Bankroll Rules and Risk Controls

Even the best model can fail without proper bankroll discipline. Fractional Kelly sizing is recommended, staking a fraction of the edge divided by odds, typically 0.25 to 0.5 of the full Kelly. Cap per bet and per day exposures, and adjust for correlation between positions, particularly for same-game parlays or props. Stop-loss rules help but should not become predictive signals. Aggregate correlated bets and throttle stakes while simulating multi-month variance before going live.

Experiment Tracking and Model Governance

Traceability is critical when real money is on the line. Track datasets, features, parameters, code versions, predictions, and bet decisions. Maintain experiment lineage and signed artifacts, with promotion gates requiring calibration, CLV, and risk checks. Model reviews should include a second set of eyes, and all changes need a clear audit trail. Tools like scikit-learn, TensorFlow, PyTorch, and experiment trackers such as Weights & Biases help organize the workflow.

Interpreting Outputs and Staying Compliant

Calibration Over Accuracy

Raw accuracy can be misleading. Betting relies on probabilities, not labels. Calibration means predicted probabilities match real outcomes over time. Use metrics like Brier score and log loss and reliability plots by market type to spot biases. Recalibration methods like isotonic regression or Platt scaling can help when predictions are misaligned.

SHAP and Feature Importance

Explainability keeps models honest. SHAP or permutation importance shows which features drive predictions. Schedule density, lineup usage, and pace should dominate, while random IDs or hashes are red flags. Track feature importance drift and maintain internal model cards summarizing top features, data sources, and training dates.

Document Lineage and Handle Data Rights

Strict governance is essential. Document all data sources, licenses, and usage rights, especially for scraped or derived features. Log feature lineage, transformations applied, and respect API terms while caching data appropriately. Alert teams if feed coverage drops or lags.

Responsible Wagering and Human Oversight

Responsible practices include rate-limiting recommendations to prevent overbetting and providing bankroll education rather than just "locks." Keep humans in the loop for late-breaking injuries, minute restrictions, and rest days. Document override protocols specifying who can pause, when, and for how long.

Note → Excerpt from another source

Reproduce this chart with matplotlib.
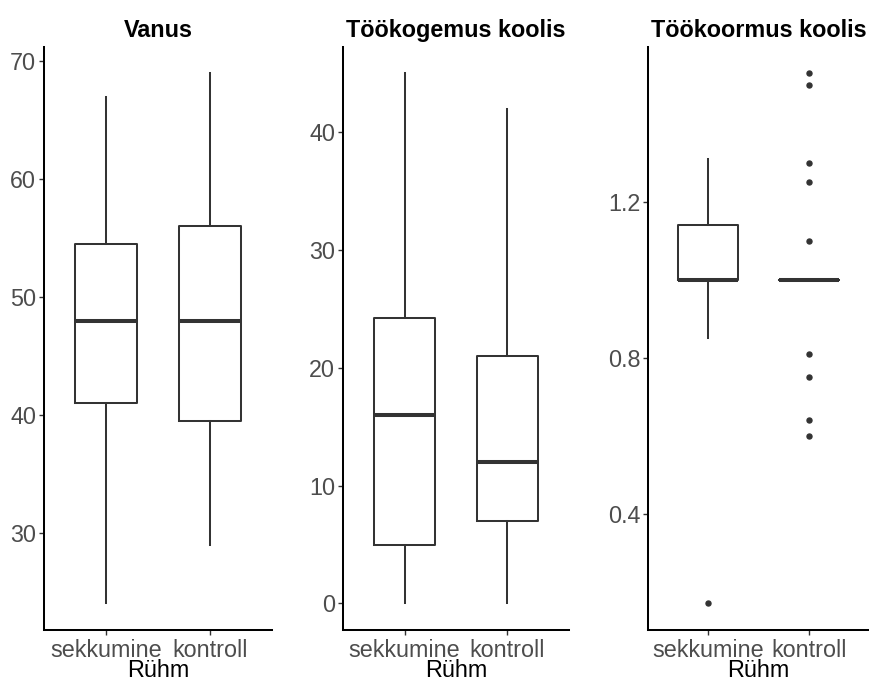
import matplotlib
matplotlib.use("Agg")
import matplotlib.pyplot as plt
from matplotlib.ticker import FixedLocator, FormatStrFormatter

plt.rcParams["font.family"] = ["Liberation Sans", "DejaVu Sans"]

# Groups on the x axis
groups = ["sekkumine", "kontroll"]
x_title = "Rühm"

# Vanus (age)
vanus_titel = "Vanus"
vanus_whislo = [24, 29]
vanus_q1 = [41, 39.5]
vanus_med = [48, 48]
vanus_q3 = [54.5, 56]
vanus_whishi = [67, 69]
vanus_fliers = [[], []]
vanus_ticks = [30, 40, 50, 60, 70]

# Töökogemus koolis (years of experience at school)
kogemus_titel = "Töökogemus koolis"
kogemus_whislo = [0, 0]
kogemus_q1 = [5, 7]
kogemus_med = [16, 12]
kogemus_q3 = [24.2, 21]
kogemus_whishi = [45, 42]
kogemus_fliers = [[], []]
kogemus_ticks = [0, 10, 20, 30, 40]

# Töökoormus koolis (workload at school)
koormus_titel = "Töökoormus koolis"
koormus_whislo = [0.85, 1.0]
koormus_q1 = [1.0, 1.0]
koormus_med = [1.0, 1.0]
koormus_q3 = [1.14, 1.0]
koormus_whishi = [1.31, 1.0]
koormus_fliers = [[0.17], [1.53, 1.5, 1.3, 1.25, 1.1, 0.81, 0.75, 0.64, 0.6]]
koormus_ticks = [0.4, 0.8, 1.2]

panels = [
    (vanus_titel, vanus_whislo, vanus_q1, vanus_med, vanus_q3, vanus_whishi,
     vanus_fliers, vanus_ticks, "%d"),
    (kogemus_titel, kogemus_whislo, kogemus_q1, kogemus_med, kogemus_q3,
     kogemus_whishi, kogemus_fliers, kogemus_ticks, "%d"),
    (koormus_titel, koormus_whislo, koormus_q1, koormus_med, koormus_q3,
     koormus_whishi, koormus_fliers, koormus_ticks, "%.1f"),
]

W, H = 869, 682
fig = plt.figure(figsize=(W / 100, H / 100), dpi=100)

# axes boxes in pixels: left, right
boxes_px = [(44, 272), (343, 569), (648, 869)]
top_px, bottom_px = 46.7, 630

FS = 16.8
DARK = "#333333"
TICKTXT = "#4D4D4D"

for (left, right), (titel, wl, q1, med, q3, wh, fl, ticks, fmt) in zip(boxes_px, panels):
    ax = fig.add_axes([left / W, 1 - bottom_px / H, (right - left) / W,
                       (bottom_px - top_px) / H])
    stats = []
    for i in range(len(groups)):
        stats.append(dict(med=med[i], q1=q1[i], q3=q3[i], whislo=wl[i],
                          whishi=wh[i], fliers=fl[i], label=groups[i]))
    ax.bxp(stats, positions=[1, 2], widths=0.6, showcaps=False,
           boxprops=dict(color=DARK, linewidth=1.45),
           whiskerprops=dict(color=DARK, linewidth=1.45),
           medianprops=dict(color=DARK, linewidth=2.9, solid_capstyle="butt"),
           flierprops=dict(marker="o", markerfacecolor=DARK,
                           markeredgecolor=DARK, markersize=3.6))
    # ggplot-style 5% expansion on y, 0.6 units on the discrete x axis
    lo = min(min(wl), min(min(f) if f else wl[0] for f in fl))
    hi = max(max(wh), max(max(f) if f else wh[0] for f in fl))
    pad = (hi - lo) * 0.05
    ax.set_ylim(lo - pad, hi + pad)
    ax.set_xlim(0.4, 2.6)
    ax.yaxis.set_major_locator(FixedLocator(ticks))
    ax.yaxis.set_major_formatter(FormatStrFormatter(fmt))
    ax.set_xticks([1, 2])
    ax.set_xticklabels(groups)
    for s in ("top", "right"):
        ax.spines[s].set_visible(False)
    for s in ("left", "bottom"):
        ax.spines[s].set_color("black")
        ax.spines[s].set_linewidth(1.45)
    ax.tick_params(axis="both", length=3.5, width=1.0, color=DARK,
                   labelcolor=TICKTXT, labelsize=FS, pad=2)
    ax.tick_params(axis="x", pad=3)
    ax.set_xlabel(x_title, fontsize=FS, color="black", labelpad=-2.5)
    ax.set_title(titel, fontsize=FS, fontweight="bold", pad=7)

fig.savefig("out.png", dpi=100, facecolor="white")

Live and Derivative Markets

Streaming Features for In-Play

Live betting benefits from structured signals like rolling pace and efficiency by quarter, fatigue proxies from minutes played, foul and penalty risk, remaining timeouts, and bullpen usage. Win probability updates should combine sequence models with market context. Streaming joins anchored by clock time and snapshotting lines at each decision point ensure CLV tracking. Latency budgets should be tight, and slow-to-compute features should be pruned.

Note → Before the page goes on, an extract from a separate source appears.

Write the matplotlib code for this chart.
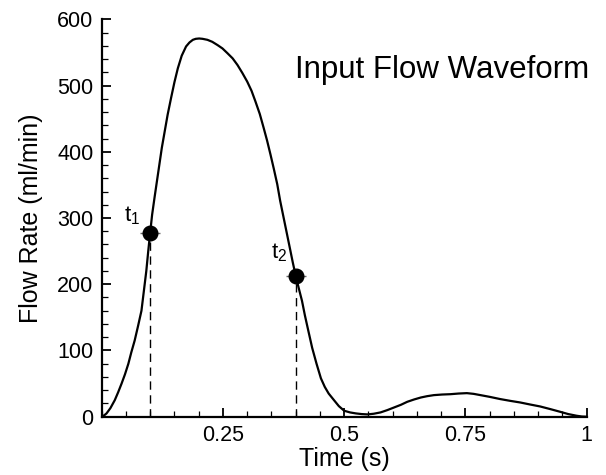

Bet Timing Versus Liquidity

Timing creates an edge. Early openers have low limits and high variance, so small stakes capture misprices, expecting moves. Later markets have sharper lines and higher limits, so scale where the model beats the close. Live liquidity spikes during timeouts, inning breaks, and commercial windows, so batch execution in these windows. Adaptive thresholds should increase required edge when spreads move fast.

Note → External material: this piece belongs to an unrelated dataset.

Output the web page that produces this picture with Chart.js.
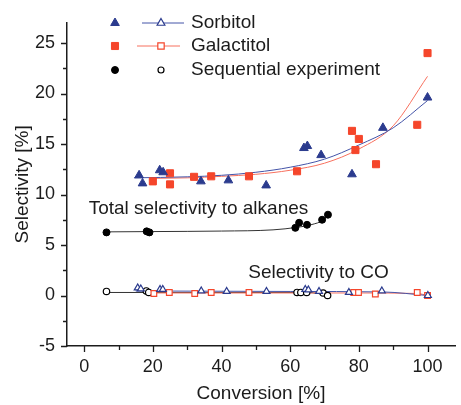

Correlated Same-Game Legs, Parlays, Hedging, and Netting

Same-game legs demand correlation-aware pricing. Joint models or copula approximations help capture the correlation between points, rebounds, pace, and win probability. Parlays should be priced from joint distributions, not assuming independence. Hedging and netting across the portfolio reduce tail risk. Aggregate risk by driver, team, or player to maintain stability.

Guardrails Against Overfitting Niche Props

Niche props look tempting but are prone to false signals from low sample sizes. Apply hierarchical shrinkage to pull estimates toward league averages when data is thin. Enforce minimum event thresholds and higher required expected value for low-liquidity markets. Reporting should separate niche and core markets to avoid conflating performance.